Community land trusts are private bodies that own or control land and assets for the benefit of the community. This mainly involves providing shared ownership or social rented homes on land provided by the trust. Support for these trusts will now go further to help enable more grass roots development.
The Housing and Communities Agency will explore the role of local authorities in developing affordable housing through CLTs and commission a study to examine the non-cash benefits CLTs bring about. Carnegie UK will also look at sources of finance and set up a steering group of lenders, local authorities and housing associations to drive forward the sector. It will also provide training courses for professionals working for lenders and local authorities.
Matthew Taylor MP, who recently produced the Taylor Review into rural housing said: “Rural villages will die if the people who work in local shops, farms and businesses can no longer afford to live there. Today’s move to ensure affordable homes for local people stay affordable in the long term, and communities are encouraged and supported in building small scale. New affordable housing though community land trusts, are vital for many villages.”

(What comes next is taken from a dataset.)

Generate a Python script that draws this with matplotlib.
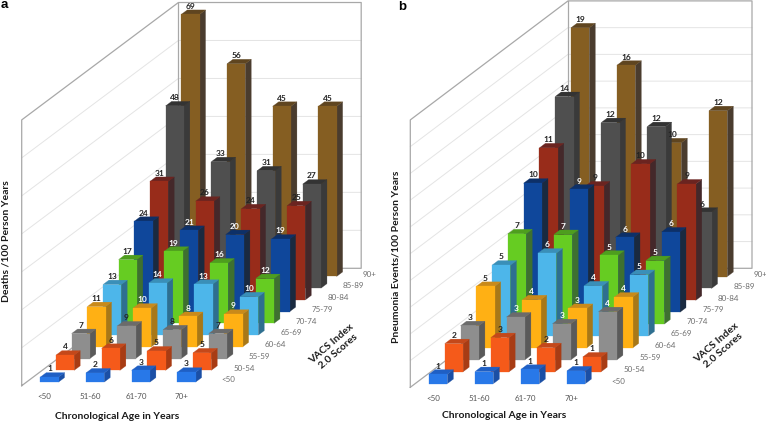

In a further move to boost rural housing some 13,000 small rural settlements will be designated ‘protected’ areas where land to build new affordable homes is severely limited or where it is not possible to buy existing properties for shared ownership because of the small size of the housing market. Within these areas shared ownership properties will be retained by either restricting to 80 per cent the share owners can buy or allowing owners to acquire up to 100 per cent but ensuring the provider, for example a housing association, buys the property back to retain it for future purchasers.